— begin RECORDED INFORMATION —

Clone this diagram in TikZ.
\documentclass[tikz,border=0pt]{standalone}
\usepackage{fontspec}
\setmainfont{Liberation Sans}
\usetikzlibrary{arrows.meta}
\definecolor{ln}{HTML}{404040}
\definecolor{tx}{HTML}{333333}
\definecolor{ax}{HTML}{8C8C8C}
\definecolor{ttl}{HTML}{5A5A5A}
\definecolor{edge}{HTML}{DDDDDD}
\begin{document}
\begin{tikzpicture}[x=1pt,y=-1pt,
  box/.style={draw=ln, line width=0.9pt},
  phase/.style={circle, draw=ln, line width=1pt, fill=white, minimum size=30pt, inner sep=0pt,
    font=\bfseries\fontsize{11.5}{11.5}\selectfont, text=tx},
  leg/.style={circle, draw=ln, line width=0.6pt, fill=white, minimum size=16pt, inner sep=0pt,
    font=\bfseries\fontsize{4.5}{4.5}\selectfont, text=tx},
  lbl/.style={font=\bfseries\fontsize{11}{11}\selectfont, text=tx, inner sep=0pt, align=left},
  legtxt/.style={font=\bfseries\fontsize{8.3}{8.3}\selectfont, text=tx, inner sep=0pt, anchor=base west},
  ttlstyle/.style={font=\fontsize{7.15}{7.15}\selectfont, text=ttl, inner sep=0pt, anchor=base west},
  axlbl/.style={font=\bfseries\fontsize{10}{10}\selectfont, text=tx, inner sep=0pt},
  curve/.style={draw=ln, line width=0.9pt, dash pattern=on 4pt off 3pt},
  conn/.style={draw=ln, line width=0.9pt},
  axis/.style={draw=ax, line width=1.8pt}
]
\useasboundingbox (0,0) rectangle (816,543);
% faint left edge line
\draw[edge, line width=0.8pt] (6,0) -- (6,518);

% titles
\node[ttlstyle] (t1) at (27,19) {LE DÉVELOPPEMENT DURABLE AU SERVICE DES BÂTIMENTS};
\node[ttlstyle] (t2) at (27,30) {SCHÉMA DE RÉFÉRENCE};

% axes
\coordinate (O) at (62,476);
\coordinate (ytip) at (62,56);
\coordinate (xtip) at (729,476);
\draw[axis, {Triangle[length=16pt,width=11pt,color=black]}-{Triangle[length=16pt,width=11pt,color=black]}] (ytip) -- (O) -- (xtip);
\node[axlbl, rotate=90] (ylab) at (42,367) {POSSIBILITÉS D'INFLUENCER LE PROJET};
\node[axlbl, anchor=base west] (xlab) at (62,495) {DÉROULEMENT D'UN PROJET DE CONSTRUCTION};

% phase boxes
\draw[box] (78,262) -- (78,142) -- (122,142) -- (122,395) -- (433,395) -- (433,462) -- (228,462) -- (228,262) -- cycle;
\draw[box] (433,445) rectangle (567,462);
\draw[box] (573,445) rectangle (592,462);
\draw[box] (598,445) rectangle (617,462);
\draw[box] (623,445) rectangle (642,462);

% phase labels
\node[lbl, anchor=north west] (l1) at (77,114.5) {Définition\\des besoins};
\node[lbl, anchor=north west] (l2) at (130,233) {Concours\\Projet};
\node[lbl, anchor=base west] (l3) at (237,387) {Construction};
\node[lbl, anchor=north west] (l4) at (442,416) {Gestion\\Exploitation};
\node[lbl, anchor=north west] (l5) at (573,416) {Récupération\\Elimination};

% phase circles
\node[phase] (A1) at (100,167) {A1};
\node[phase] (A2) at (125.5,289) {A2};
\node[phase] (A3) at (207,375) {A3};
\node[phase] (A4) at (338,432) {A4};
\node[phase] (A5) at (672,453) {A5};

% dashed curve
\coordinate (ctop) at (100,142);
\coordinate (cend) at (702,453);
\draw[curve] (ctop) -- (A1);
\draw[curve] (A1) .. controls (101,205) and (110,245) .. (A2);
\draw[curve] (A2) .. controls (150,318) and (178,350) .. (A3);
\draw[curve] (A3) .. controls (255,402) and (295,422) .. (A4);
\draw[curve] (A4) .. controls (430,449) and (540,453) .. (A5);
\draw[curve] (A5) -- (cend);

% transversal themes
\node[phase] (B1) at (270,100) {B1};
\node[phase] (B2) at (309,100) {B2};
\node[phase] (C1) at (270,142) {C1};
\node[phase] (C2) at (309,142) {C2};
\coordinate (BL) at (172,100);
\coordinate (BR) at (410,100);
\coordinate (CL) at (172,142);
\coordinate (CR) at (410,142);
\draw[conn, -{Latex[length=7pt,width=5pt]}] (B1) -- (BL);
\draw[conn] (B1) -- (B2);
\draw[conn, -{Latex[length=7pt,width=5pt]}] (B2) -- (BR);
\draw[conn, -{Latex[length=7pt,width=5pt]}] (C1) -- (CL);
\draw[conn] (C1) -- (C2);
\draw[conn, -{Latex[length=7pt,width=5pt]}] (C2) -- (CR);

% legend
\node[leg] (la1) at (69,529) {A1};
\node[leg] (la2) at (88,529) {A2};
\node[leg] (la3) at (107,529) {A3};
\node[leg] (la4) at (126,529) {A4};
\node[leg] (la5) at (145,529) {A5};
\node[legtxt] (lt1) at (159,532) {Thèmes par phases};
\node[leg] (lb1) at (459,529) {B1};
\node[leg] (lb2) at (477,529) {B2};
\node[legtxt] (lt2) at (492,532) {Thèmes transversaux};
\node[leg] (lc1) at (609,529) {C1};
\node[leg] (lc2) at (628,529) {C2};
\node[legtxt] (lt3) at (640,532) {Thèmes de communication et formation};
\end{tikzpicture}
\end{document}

— end RECORDED INFORMATION —
— begin RECORDED INFORMATION —

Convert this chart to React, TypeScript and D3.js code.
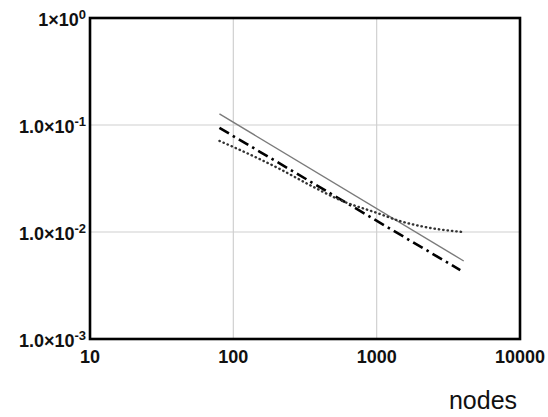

— end RECORDED INFORMATION —
— begin RECORDED INFORMATION —

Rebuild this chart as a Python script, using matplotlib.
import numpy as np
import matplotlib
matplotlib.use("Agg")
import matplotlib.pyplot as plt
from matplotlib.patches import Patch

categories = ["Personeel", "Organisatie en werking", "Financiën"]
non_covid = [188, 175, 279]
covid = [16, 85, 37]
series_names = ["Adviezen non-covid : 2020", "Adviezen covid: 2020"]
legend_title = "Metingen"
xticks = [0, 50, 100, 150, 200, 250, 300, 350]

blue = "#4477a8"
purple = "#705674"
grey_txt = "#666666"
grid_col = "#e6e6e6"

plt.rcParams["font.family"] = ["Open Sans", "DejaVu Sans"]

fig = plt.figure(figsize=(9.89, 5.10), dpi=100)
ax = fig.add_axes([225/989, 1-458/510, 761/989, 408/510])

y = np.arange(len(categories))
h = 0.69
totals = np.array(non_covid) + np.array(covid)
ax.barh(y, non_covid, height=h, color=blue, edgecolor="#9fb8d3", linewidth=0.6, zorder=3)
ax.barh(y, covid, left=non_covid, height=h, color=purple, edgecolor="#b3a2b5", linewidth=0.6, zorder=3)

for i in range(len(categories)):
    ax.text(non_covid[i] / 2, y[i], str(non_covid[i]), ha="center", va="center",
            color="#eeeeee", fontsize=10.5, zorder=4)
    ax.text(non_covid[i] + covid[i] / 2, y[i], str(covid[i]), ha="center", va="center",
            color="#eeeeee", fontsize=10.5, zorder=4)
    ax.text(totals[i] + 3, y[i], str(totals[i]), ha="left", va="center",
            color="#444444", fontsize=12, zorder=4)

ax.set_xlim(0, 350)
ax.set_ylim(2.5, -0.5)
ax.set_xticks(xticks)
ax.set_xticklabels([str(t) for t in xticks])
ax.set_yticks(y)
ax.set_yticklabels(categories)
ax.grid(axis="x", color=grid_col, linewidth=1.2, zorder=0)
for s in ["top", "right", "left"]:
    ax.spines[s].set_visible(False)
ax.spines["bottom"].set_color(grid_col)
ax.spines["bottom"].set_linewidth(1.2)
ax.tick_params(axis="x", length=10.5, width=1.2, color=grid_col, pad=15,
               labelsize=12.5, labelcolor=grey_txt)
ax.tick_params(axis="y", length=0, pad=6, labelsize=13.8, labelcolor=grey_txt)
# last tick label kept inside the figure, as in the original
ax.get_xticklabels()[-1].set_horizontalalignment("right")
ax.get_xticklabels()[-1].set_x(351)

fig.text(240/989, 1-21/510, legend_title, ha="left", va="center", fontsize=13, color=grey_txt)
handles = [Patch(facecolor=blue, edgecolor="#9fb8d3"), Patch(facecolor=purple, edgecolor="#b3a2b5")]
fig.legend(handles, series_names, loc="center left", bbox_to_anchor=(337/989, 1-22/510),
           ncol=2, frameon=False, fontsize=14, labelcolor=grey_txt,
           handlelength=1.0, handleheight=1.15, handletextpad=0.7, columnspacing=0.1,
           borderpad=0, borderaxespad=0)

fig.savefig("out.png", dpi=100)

— end RECORDED INFORMATION —

*WORK TO BE COMPLETED*.
Above are the records. Print exactly, and only, the lines from the line with "Rebuild this chart" to the line with "ax = fig.add_axes([225/989, 1-458/510, 761/989, 408/510])", both inclusive.

*ANSWER TO THE EXERCISE*.
Rebuild this chart as a Python script, using matplotlib.
import numpy as np
import matplotlib
matplotlib.use("Agg")
import matplotlib.pyplot as plt
from matplotlib.patches import Patch

categories = ["Personeel", "Organisatie en werking", "Financiën"]
non_covid = [188, 175, 279]
covid = [16, 85, 37]
series_names = ["Adviezen non-covid : 2020", "Adviezen covid: 2020"]
legend_title = "Metingen"
xticks = [0, 50, 100, 150, 200, 250, 300, 350]

blue = "#4477a8"
purple = "#705674"
grey_txt = "#666666"
grid_col = "#e6e6e6"

plt.rcParams["font.family"] = ["Open Sans", "DejaVu Sans"]

fig = plt.figure(figsize=(9.89, 5.10), dpi=100)
ax = fig.add_axes([225/989, 1-458/510, 761/989, 408/510])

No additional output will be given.